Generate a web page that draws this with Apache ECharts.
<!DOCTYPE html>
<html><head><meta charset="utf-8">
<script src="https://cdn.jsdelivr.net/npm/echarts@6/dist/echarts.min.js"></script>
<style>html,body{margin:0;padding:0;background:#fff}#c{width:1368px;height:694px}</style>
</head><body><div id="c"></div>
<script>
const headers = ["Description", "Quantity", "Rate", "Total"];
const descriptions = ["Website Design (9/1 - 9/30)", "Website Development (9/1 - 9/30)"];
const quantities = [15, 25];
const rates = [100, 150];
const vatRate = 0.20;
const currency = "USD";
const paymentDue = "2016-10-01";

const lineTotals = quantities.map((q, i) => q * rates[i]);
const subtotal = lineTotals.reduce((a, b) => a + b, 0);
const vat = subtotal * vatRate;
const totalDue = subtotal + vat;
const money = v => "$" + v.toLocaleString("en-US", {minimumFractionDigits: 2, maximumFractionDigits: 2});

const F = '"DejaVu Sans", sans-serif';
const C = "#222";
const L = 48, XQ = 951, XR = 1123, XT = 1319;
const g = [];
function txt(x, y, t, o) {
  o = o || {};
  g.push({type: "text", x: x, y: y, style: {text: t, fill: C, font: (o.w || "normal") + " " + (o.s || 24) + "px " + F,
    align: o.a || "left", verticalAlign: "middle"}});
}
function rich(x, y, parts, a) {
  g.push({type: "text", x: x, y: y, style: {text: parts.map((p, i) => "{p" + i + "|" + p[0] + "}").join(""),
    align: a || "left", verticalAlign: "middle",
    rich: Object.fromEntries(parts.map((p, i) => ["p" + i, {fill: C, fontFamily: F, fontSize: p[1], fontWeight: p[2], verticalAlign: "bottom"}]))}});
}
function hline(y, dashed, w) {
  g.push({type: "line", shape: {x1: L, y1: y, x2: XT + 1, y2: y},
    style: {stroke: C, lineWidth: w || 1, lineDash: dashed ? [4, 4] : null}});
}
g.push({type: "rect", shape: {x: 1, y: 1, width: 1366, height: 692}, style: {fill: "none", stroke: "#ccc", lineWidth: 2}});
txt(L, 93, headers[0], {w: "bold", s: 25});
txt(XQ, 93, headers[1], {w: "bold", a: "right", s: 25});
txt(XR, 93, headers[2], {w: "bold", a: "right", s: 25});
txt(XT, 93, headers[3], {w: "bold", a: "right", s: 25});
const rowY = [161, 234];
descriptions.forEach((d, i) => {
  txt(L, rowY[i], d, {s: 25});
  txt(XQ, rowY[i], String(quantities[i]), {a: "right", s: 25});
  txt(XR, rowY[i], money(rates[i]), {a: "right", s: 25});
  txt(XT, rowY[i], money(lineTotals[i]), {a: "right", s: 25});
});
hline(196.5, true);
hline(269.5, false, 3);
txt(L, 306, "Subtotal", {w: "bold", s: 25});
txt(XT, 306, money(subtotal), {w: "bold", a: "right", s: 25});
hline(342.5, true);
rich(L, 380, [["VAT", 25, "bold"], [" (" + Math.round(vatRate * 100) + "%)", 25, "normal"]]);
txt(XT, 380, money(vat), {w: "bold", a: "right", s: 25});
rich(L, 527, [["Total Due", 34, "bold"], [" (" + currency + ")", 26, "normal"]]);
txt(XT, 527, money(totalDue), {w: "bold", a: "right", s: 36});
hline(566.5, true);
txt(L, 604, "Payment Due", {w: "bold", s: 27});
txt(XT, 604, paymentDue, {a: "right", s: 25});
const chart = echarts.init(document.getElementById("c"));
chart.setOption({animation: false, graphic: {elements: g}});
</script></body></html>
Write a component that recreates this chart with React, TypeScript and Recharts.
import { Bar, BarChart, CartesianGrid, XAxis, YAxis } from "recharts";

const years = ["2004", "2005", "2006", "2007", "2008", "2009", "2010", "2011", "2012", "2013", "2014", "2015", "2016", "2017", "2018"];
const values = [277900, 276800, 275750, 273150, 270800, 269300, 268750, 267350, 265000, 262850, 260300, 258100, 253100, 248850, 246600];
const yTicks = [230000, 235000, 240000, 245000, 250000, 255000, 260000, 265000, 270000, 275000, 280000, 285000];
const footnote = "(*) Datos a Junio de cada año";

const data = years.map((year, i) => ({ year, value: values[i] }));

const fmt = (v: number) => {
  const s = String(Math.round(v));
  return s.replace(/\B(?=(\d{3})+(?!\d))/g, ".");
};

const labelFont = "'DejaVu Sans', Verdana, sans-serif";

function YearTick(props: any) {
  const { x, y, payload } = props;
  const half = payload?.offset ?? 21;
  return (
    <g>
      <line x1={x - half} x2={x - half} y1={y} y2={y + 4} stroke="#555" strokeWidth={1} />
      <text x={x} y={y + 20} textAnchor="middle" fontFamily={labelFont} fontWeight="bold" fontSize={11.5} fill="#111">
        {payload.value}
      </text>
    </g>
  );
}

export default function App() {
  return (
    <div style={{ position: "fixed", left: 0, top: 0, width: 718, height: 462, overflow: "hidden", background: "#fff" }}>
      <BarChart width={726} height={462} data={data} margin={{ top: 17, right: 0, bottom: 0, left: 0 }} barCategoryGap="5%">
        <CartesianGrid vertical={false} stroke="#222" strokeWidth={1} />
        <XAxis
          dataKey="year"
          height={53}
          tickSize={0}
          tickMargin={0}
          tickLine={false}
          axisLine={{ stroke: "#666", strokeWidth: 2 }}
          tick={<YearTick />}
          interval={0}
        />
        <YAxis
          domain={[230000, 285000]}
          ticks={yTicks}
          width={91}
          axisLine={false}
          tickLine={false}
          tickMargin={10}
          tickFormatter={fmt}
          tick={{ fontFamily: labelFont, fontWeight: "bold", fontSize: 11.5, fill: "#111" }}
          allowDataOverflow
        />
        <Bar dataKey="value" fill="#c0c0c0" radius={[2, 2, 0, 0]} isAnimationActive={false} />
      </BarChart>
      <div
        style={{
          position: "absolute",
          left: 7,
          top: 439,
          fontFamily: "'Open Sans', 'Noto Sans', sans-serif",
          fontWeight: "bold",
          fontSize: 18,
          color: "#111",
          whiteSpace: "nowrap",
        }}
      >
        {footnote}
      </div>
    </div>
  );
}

::::::::

__PROBLEM STATEMENT__:
From the entries, copy out each line containing the word "that".

__THE SOLUTION__:
Generate a web page that draws this with Apache ECharts.
Write a component that recreates this chart with React, TypeScript and Recharts.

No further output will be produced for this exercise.